Arthur is a lovable aardvark featured in children’s books by Marc Brown and the PBS series of the same name and/or Dudley’s Moore drunken character from the movie Arthur(1981) which co-starred Liza Minnelli and gave John Gielgud a Supporting Actor Oscar. An author writes books. Please do not confuse the two.
An axe is a tool wielded for cutting down trees or butchering family members (e.g., Lizzie Borden). To ask is to inquire, query, request information.
An ath-a-lete does not exist. Unfortunately, the additional syllable is often added by those simply unaware of the proper two-syllable version, athlete, or by such athletes who have been knocked in the head too many times.
I believe that Excetera, or Ekcetera, is Superhero Elektra’s younger sister whose ninja skills didn’t quite make the cut to get her own comic line. Et cetera, pronounced [et set-er-uh], is the Latin phrase meaning “and so on” and is used to indicate more items in a list without naming them specifically.
An ideal is a standard of perfection or excellence, while an idea is a notion or thought which pops into your mind like that lightbulb above the cartoon character’s head. What would be ideal is for people to pronounce idea without the added “l” since it is rather unnecessary and somewhat confusing.
Libary is the command given to your dog Barry when you wish him to play dead for the amusement of your neighbors. A library (note the “r”) is a public institution which collects and loans out books to residents who go the trouble of procuring a library card.
Mischievous is a word almost no one knows how to say.

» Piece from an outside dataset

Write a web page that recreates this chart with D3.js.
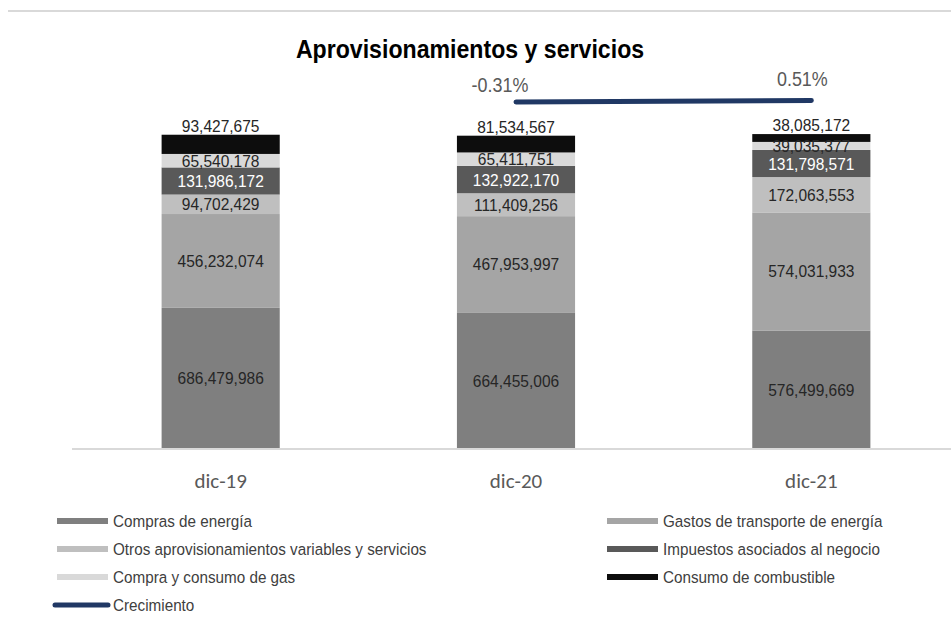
<!DOCTYPE html>
<html><head><meta charset="utf-8">
<script src="https://cdn.jsdelivr.net/npm/d3@7/dist/d3.min.js"></script>
<style>
html,body{margin:0;padding:0;background:#fff;}
svg{display:block;}
</style></head>
<body>
<svg id="chart" width="951" height="631"></svg>
<script>
const categories = ["dic-19", "dic-20", "dic-21"];
const seriesNames = ["Compras de energía", "Gastos de transporte de energía", "Otros aprovisionamientos variables y servicios", "Impuestos asociados al negocio", "Compra y consumo de gas", "Consumo de combustible"];
const comprasEnergia = [686479986, 664455006, 576499669];
const gastosTransporte = [456232074, 467953997, 574031933];
const otrosAprov = [94702429, 111409256, 172063553];
const impuestos = [131986172, 132922170, 131798571];
const compraGas = [65540178, 65411751, 39035377];
const consumoCombustible = [93427675, 81534567, 38085172];
const crecimiento = [null, -0.31, 0.51];
const crecimientoLabels = ["", "-0.31%", "0.51%"];

const colors = ["#7f7f7f", "#a5a5a5", "#bfbfbf", "#595959", "#d9d9d9", "#0d0d0d"];
const labelColors = ["#262626", "#262626", "#262626", "#ffffff", "#262626", "#262626"];
const lineColor = "#203864";
const SANS = "'Liberation Sans', Arial, sans-serif";

const svg = d3.select("#chart");
const series = [comprasEnergia, gastosTransporte, otrosAprov, impuestos, compraGas, consumoCombustible];

const rows = categories.map((c, i) => {
  const r = {cat: c};
  seriesNames.forEach((n, k) => r[n] = series[k][i]);
  return r;
});
const stacked = d3.stack().keys(seriesNames)(rows);

const x = d3.scaleBand().domain(categories).range([73, 959]).paddingInner(0.6).paddingOuter(0.3);
const y = d3.scaleLinear().domain([0, 1.6e9]).range([449, 120]);
const y2 = d3.scaleLinear().domain([-10, 10]).range([119.7, 83.1]);

// text helper: horizontally condensed text
function ctext(sel, tx, ty, sx, str, opts) {
  const t = sel.append("text")
    .attr("transform", `translate(${tx},${ty}) scale(${sx},1)`)
    .attr("font-family", opts.family || SANS)
    .attr("font-size", opts.size)
    .attr("fill", opts.fill)
    .attr("text-anchor", opts.anchor || "middle")
    .text(str);
  if (opts.weight) t.attr("font-weight", opts.weight);
  if (opts.dy) t.attr("dy", opts.dy);
  return t;
}

// top rule
svg.append("line").attr("x1", 8).attr("x2", 951).attr("y1", 11).attr("y2", 11)
  .attr("stroke", "#d9d9d9").attr("stroke-width", 2);

// title
ctext(svg, 470, 58, 0.873, "Aprovisionamientos y servicios", {size: 26.5, fill: "#000", weight: "bold"});

// bars
const g = svg.append("g");
stacked.forEach((s, k) => {
  g.selectAll(null).data(s).enter().append("rect")
    .attr("x", d => x(d.data.cat))
    .attr("width", x.bandwidth())
    .attr("y", d => y(d[1]))
    .attr("height", d => y(d[0]) - y(d[1]))
    .attr("fill", colors[k]);
});

// axis
const axis = d3.axisBottom(x).tickSize(0).tickPadding(0);
const ax = svg.append("g").attr("transform", "translate(0,449)").call(axis);
ax.select(".domain").remove();
svg.append("line").attr("x1", 72).attr("x2", 951).attr("y1", 449).attr("y2", 449)
  .attr("stroke", "#d9d9d9").attr("stroke-width", 2);
ax.selectAll("text").attr("font-family", "Carlito, Lato, 'Open Sans', sans-serif")
  .attr("font-size", 21).attr("font-weight", 300).attr("fill", "#595959").attr("y", 39).attr("dy", 0);

// data labels
const fmt = d3.format(",");
stacked.forEach((s, k) => {
  const top = k === seriesNames.length - 1;
  s.forEach(d => {
    const cx = x(d.data.cat) + x.bandwidth() / 2;
    const cy = top ? y(d[1]) - 9 : (y(d[0]) + y(d[1])) / 2;
    ctext(g, cx, cy, 0.93, fmt(d.data[s.key]), {size: 16.7, fill: top ? "#262626" : labelColors[k], dy: "0.36em"});
  });
});

// growth line
const pts = categories.map((c, i) => ({cat: c, v: crecimiento[i], lab: crecimientoLabels[i]})).filter(d => d.v !== null);
const line = d3.line().x(d => x(d.cat) + x.bandwidth() / 2).y(d => y2(d.v));
svg.append("path").datum(pts).attr("d", line).attr("fill", "none")
  .attr("stroke", lineColor).attr("stroke-width", 5).attr("stroke-linecap", "round");
const labOffsets = [[-16, -10], [-9, -14.5]];
pts.forEach((d, i) => {
  ctext(svg, x(d.cat) + x.bandwidth() / 2 + labOffsets[i][0], y2(d.v) + labOffsets[i][1], 0.92, d.lab, {size: 19.5, fill: "#595959"});
});

// legend
const legendItems = [
  {name: seriesNames[0], k: 0, col: 0, row: 0},
  {name: seriesNames[1], k: 1, col: 1, row: 0},
  {name: seriesNames[2], k: 2, col: 0, row: 1},
  {name: seriesNames[3], k: 3, col: 1, row: 1},
  {name: seriesNames[4], k: 4, col: 0, row: 2},
  {name: seriesNames[5], k: 5, col: 1, row: 2},
  {name: "Crecimiento", k: -1, col: 0, row: 3}
];
const colX = [57, 607];
const leg = svg.append("g");
legendItems.forEach(it => {
  const lx = colX[it.col];
  const ly = 521 + it.row * 28;
  if (it.k >= 0) {
    leg.append("rect").attr("x", lx).attr("y", ly - 3).attr("width", 51).attr("height", 6).attr("fill", colors[it.k]);
  } else {
    leg.append("line").attr("x1", lx - 2).attr("x2", lx + 51).attr("y1", ly).attr("y2", ly)
      .attr("stroke", lineColor).attr("stroke-width", 5).attr("stroke-linecap", "round");
  }
  ctext(leg, lx + 56, ly, 0.925, it.name, {size: 16.5, fill: "#404040", anchor: "start", dy: "0.36em"});
});
</script>
</body></html>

However, it does not have an ē sound anywhere in the word (no mischievEEous). Those who mispronounce it demonstrate a mischievousness all their own. Personally, Miss Pronunciation believes that the problem could easily be avoided by changing the spelling of this word altogether to mischuhvus.

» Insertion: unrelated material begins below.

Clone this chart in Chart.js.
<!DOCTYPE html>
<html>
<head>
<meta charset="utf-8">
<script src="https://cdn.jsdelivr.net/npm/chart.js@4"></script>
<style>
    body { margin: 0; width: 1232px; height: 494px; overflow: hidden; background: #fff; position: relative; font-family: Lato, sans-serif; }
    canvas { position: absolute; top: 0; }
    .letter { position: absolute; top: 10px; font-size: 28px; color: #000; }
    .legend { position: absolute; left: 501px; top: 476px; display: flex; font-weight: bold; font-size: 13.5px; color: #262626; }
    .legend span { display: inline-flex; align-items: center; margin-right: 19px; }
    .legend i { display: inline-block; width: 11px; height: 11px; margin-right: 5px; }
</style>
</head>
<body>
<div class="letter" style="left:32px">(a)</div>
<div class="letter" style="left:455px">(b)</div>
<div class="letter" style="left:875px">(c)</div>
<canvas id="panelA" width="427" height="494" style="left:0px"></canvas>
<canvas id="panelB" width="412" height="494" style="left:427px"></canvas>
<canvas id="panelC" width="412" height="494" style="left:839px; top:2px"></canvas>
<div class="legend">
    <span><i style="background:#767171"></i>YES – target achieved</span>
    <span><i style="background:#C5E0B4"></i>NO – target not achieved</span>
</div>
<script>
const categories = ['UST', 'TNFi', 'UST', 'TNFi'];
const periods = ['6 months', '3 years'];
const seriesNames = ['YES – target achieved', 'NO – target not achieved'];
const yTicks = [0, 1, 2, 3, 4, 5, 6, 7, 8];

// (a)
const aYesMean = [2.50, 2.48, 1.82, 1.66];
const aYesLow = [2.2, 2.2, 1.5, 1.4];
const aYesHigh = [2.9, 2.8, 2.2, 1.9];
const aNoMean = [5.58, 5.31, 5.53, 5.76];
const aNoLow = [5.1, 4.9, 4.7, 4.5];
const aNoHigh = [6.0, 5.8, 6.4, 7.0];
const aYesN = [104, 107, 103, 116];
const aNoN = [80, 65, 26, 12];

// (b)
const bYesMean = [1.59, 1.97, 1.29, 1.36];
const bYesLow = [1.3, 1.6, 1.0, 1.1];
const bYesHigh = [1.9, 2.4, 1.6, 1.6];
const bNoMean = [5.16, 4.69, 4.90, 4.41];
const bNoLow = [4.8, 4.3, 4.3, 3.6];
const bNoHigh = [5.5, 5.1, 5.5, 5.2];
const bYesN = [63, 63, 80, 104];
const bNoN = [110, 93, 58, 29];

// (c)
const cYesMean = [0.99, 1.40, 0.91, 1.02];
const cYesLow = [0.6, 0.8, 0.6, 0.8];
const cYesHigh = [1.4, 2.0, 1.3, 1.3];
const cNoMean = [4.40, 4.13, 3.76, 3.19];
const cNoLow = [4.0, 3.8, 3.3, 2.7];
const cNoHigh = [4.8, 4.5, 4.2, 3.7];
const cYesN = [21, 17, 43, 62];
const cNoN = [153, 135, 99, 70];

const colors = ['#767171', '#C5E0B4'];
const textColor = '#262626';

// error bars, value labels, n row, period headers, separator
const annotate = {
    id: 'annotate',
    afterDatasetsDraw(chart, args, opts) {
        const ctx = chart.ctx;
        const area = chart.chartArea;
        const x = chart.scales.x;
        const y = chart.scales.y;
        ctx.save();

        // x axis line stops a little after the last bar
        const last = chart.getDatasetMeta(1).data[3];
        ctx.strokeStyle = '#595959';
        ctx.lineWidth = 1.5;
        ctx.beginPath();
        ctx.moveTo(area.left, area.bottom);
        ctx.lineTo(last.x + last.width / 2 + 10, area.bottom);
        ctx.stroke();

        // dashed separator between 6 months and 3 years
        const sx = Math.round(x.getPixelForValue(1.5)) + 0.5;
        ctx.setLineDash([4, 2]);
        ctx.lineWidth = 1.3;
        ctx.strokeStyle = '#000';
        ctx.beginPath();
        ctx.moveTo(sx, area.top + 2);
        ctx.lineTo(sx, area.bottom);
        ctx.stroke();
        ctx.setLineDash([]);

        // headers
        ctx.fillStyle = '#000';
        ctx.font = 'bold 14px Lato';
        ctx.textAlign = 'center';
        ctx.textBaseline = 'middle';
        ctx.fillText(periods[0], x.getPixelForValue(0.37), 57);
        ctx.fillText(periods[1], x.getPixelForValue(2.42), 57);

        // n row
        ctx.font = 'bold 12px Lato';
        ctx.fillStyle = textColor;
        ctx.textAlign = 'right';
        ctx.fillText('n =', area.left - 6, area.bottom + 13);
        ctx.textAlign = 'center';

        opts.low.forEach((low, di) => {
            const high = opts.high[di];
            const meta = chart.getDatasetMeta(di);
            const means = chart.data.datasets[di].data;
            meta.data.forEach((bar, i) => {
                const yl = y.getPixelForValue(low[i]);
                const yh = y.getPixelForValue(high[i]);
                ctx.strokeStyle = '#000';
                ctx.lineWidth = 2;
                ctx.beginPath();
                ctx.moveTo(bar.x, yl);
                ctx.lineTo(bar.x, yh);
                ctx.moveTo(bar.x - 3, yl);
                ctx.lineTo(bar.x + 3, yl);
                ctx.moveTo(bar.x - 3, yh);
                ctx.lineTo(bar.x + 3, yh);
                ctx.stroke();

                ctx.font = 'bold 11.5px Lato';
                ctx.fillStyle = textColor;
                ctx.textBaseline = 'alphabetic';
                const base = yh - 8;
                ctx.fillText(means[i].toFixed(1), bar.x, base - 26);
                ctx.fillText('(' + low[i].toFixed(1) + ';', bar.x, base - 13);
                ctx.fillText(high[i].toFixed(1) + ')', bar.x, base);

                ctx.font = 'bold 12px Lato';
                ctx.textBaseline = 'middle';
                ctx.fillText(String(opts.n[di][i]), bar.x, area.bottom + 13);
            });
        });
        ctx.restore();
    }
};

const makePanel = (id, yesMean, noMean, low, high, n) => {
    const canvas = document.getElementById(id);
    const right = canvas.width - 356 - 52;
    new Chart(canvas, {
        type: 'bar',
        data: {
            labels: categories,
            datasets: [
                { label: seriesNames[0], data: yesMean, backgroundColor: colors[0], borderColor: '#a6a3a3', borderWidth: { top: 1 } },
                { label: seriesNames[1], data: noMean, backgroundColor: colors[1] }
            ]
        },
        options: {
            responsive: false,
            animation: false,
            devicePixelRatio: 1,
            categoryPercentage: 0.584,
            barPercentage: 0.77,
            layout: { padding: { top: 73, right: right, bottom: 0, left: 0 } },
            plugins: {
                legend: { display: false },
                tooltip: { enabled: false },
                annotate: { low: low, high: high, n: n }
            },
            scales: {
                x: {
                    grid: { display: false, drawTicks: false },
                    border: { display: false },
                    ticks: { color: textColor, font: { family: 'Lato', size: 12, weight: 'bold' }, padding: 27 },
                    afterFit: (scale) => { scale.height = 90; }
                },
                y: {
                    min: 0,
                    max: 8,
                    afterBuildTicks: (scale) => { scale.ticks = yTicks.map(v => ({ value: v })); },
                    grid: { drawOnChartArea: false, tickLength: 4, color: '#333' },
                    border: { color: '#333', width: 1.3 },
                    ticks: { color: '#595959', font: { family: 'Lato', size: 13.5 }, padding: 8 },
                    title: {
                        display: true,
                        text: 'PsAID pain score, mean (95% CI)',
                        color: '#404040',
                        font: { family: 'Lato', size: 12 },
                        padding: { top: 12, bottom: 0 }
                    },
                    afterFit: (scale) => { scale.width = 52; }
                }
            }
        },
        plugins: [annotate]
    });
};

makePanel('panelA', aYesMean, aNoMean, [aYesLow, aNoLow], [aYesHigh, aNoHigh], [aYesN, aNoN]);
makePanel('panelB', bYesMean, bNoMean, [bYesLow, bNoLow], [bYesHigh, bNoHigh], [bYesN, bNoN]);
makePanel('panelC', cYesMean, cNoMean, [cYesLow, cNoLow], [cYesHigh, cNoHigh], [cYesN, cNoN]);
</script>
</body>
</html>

A pitcher is what one uses to pour liquids into cups and glasses, as in “Bring me and my buddies another pitcher of beer!” If, however, you have too many pitchers, you and your friends will not be a pretty picture for long. Not only will your speech slur such that you can no longer get a “k” sound in before the “ch,” but nearby tables will ask you to leave or call the cab for you. (Drink responsibly. Or not at all.)
The Pacific is an ocean or the region of islands in that ocean. Specific is something identifiable and particular. You may wish to be more specific in using this word by making sure that you include the requisite “s.”
If the good-looking guy across the hall asks whether you get ESPN because he wants to watch the game at your place, do not answer “Supposably I do.” That will be the last “I do” you say to him if he possesses pronunciation skills. In fact, he will supposedly find another young lady in the apartment building whose couch is comfortable and whose speech is clear. “Oh well,” you say, “I didn’t want a sports-obsessed couch potato anyway!” Perhaps, but you might want to shift that “b” to a “d” just in case the guy you adore wants to know if the Caribbean cruise passes through Acapulco, to which you would say, “Supposedly” as you pack your carry-on to join him.
Miss Pronunciation thanks you for your attention and hopes that this lesson has been enlightening and entertaining.
What other words have you heard mispronounced? Do you struggle with certain word pronunciations yourself? (
Undoubtably Undoubtedly, it can be hard to break a habit!)